Recommendations for the Path Forward
Keeping in mind the vision statement, the conceptual framing of the FETP enterprise, and the specification of critical enterprise functions, the group developed the following set of recommendations for action:
1. A broadly representative group of key partners and stakeholders should be explicitly tasked with the strategic management function of the FETP enterprise.
2. This Strategic Management group should identify needed changes in all aspects of the FETP enterprise, and adapt the system incrementally while preserving core principles.
3. The Strategic Management group should launch a process to develop applied epidemiology workforce targets at each level of a country’s need (basic [Frontline], intermediate and advanced), to assure the development of a workforce capable of achieving the public health and global health security capacities identified in the International Health Regulations of the World Health Organization (WHO). Finally, operational research should be initiated as soon as possible to evaluate and further refine these workforce targets.
4. The Strategic Management group should accelerate the institutionalization of FETPs in country ministries of health or other governmental public health authorities, through enhanced advocacy; explicit country planning for the transition from external support; technical support for transition planning (including securing of in-country funding); the development of clear workforce targets; integration of FETP into apex national public health institutes; and engagement of WHO to include and emphasize FETP in their normative policy guidance to countries with regard to their national health workforce.

5. The Strategic Management group should ensure there is a cadre of trained field epidemiologists who can contain an outbreak at the source and respond rapidly to an international public health emergency; and develop the framework needed to support cross-border mobilization of FETP alumni and fellows.
6. The Strategic Management group should continue and enhance efforts to assure and improve the quality of FETPs and the supporting FETP enterprise; and in particular, should continue and seek to expand the current FETP accreditation system.

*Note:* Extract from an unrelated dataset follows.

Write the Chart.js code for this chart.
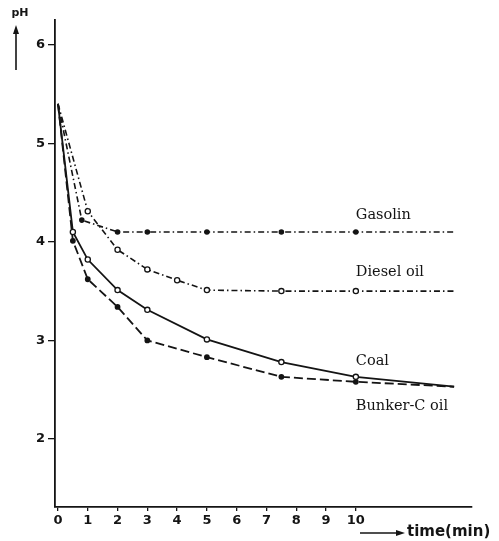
<!DOCTYPE html>
<html>
<head>
<meta charset="utf-8">
<script src="https://cdn.jsdelivr.net/npm/chart.js@4/dist/chart.umd.min.js"></script>
<style>
  html, body { margin: 0; padding: 0; background: #fff; }
  #wrap { width: 499px; height: 541px; position: relative; }
</style>
</head>
<body>
<div id="wrap"><canvas id="chart"></canvas></div>
<script>
// values (time in min, pH)
const gasolinTime = [0, 0.8, 2, 3, 5, 7.5, 10, 13.3];
const gasolinPH   = [5.4, 4.22, 4.1, 4.1, 4.1, 4.1, 4.1, 4.1];

const dieselTime = [0, 1, 2, 3, 4, 5, 7.5, 10, 13.3];
const dieselPH   = [5.4, 4.31, 3.92, 3.72, 3.61, 3.51, 3.5, 3.5, 3.5];

const coalTime = [0, 0.5, 1, 2, 3, 5, 7.5, 10, 13.3];
const coalPH   = [5.4, 4.1, 3.82, 3.51, 3.31, 3.01, 2.78, 2.63, 2.53];

const bunkerTime = [0, 0.5, 1, 2, 3, 5, 7.5, 10, 13.3];
const bunkerPH   = [5.4, 4.01, 3.62, 3.34, 3.0, 2.83, 2.63, 2.58, 2.53];

const seriesNames = ['Gasolin', 'Diesel oil', 'Coal', 'Bunker-C oil'];
const xTickValues = [0, 1, 2, 3, 4, 5, 6, 7, 8, 9, 10];
const yTickValues = [2, 3, 4, 5, 6];

const ink = '#141414';

function points(xs, ys) {
    return xs.map((x, i) => ({ x: x, y: ys[i] }));
}
// marker on every point except the first and last
function radii(xs, r) {
    return xs.map((x, i) => (i === 0 || i === xs.length - 1) ? 0 : r);
}

// series names next to the curves, anchored at t = 10 min
const labelAt = 10;
const labelShift = [-17, -19, -16, 24];

const labelPlugin = {
    id: 'labels',
    afterDatasetsDraw(chart) {
        const ctx = chart.ctx;
        const xs = chart.scales.x, ys = chart.scales.y;
        ctx.save();
        ctx.fillStyle = ink;
        ctx.font = '14.5px "DejaVu Serif"';
        ctx.textBaseline = 'middle';
        ctx.textAlign = 'left';
        chart.data.datasets.forEach((ds, i) => {
            const p = ds.data.find(d => d.x === labelAt);
            ctx.fillText(seriesNames[i], xs.getPixelForValue(labelAt), ys.getPixelForValue(p.y) + labelShift[i]);
        });

        // y axis name with arrow
        ctx.font = 'bold 11px "DejaVu Sans"';
        ctx.textAlign = 'center';
        ctx.fillText('pH', 20, 13);
        ctx.strokeStyle = ink;
        ctx.lineWidth = 1.6;
        ctx.beginPath();
        ctx.moveTo(16, 70);
        ctx.lineTo(16, 30);
        ctx.stroke();
        ctx.beginPath();
        ctx.moveTo(16, 25);
        ctx.lineTo(13, 34);
        ctx.lineTo(19, 34);
        ctx.closePath();
        ctx.fill();

        // x axis name with arrow
        ctx.beginPath();
        ctx.moveTo(360, 533);
        ctx.lineTo(398, 533);
        ctx.stroke();
        ctx.beginPath();
        ctx.moveTo(405, 533);
        ctx.lineTo(396, 530);
        ctx.lineTo(396, 536);
        ctx.closePath();
        ctx.fill();
        ctx.font = 'bold 15px "DejaVu Sans"';
        ctx.textAlign = 'left';
        ctx.fillText('time(min)', 407, 532);
        ctx.restore();
    }
};

new Chart(document.getElementById('chart'), {
    type: 'line',
    data: {
        datasets: [{
            label: seriesNames[0],
            data: points(gasolinTime, gasolinPH),
            borderColor: ink,
            borderWidth: 1.6,
            borderDash: [6, 3, 1.5, 3],
            pointRadius: radii(gasolinTime, 2),
            pointBackgroundColor: ink,
            pointBorderColor: ink
        }, {
            label: seriesNames[1],
            data: points(dieselTime, dieselPH),
            borderColor: ink,
            borderWidth: 1.6,
            borderDash: [6, 3, 1.5, 3],
            pointRadius: radii(dieselTime, 2.6),
            pointBackgroundColor: '#fff',
            pointBorderColor: ink,
            pointBorderWidth: 1.3
        }, {
            label: seriesNames[2],
            data: points(coalTime, coalPH),
            borderColor: ink,
            borderWidth: 1.8,
            pointRadius: radii(coalTime, 2.6),
            pointBackgroundColor: '#fff',
            pointBorderColor: ink,
            pointBorderWidth: 1.3
        }, {
            label: seriesNames[3],
            data: points(bunkerTime, bunkerPH),
            borderColor: ink,
            borderWidth: 1.8,
            borderDash: [9, 4],
            pointRadius: radii(bunkerTime, 2),
            pointBackgroundColor: ink,
            pointBorderColor: ink
        }]
    },
    options: {
        responsive: true,
        maintainAspectRatio: false,
        animation: false,
        layout: { padding: { left: 25, top: 20, right: 27, bottom: 0 } },
        plugins: {
            legend: { display: false },
            tooltip: { enabled: false }
        },
        elements: { line: { tension: 0, fill: false } },
        scales: {
            x: {
                type: 'linear',
                min: -0.1,
                max: 13.9,
                afterBuildTicks: s => { s.ticks = xTickValues.map(v => ({ value: v })); },
                afterFit: s => { s.height = 34; },
                grid: { display: true, drawOnChartArea: false, tickLength: 4, color: ink, lineWidth: 1.3 },
                border: { display: true, color: ink, width: 1.8 },
                ticks: {
                    color: ink,
                    padding: 2,
                    maxRotation: 0,
                    font: { family: 'DejaVu Sans', weight: 'bold', size: 13 }
                }
            },
            y: {
                type: 'linear',
                min: 1.31,
                max: 6.25,
                afterBuildTicks: s => { s.ticks = yTickValues.map(v => ({ value: v })); },
                afterFit: s => { s.width = 30; },
                grid: { display: true, drawOnChartArea: false, tickLength: 7, color: ink, lineWidth: 1.3 },
                border: { display: true, color: ink, width: 1.8 },
                ticks: {
                    color: ink,
                    padding: 3,
                    font: { family: 'DejaVu Sans', weight: 'bold', size: 13 }
                }
            }
        }
    },
    plugins: [labelPlugin]
});
</script>
</body>
</html>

7. The Strategic Management group should work to assure sustainable funding for the FETP enterprise. In particular, it should (a) sponsor an externally-commissioned, big-picture assessment of FETP effectiveness and impact, to develop a compelling, evidence-based narrative to support investment in applied epidemiology; (b) document the actual costs of the current FETP enterprise; (c) develop a mechanism for private sector contributions to support the FETP enterprise; and (d) improve efficiencies wherever possible.
Together with the vision statement, conceptual framing, and enterprise functional elements, we believe these seven recommendations comprise the roadmap to the future for the global FETP enterprise. This roadmap is intended to guide and coordinate the work of the many partners and stakeholders engaged in this effort. There is much work yet to do to build demonstrably effective applied epidemiology capacity throughout the world; but the goal is now clearly visible, and the path to success lies before us.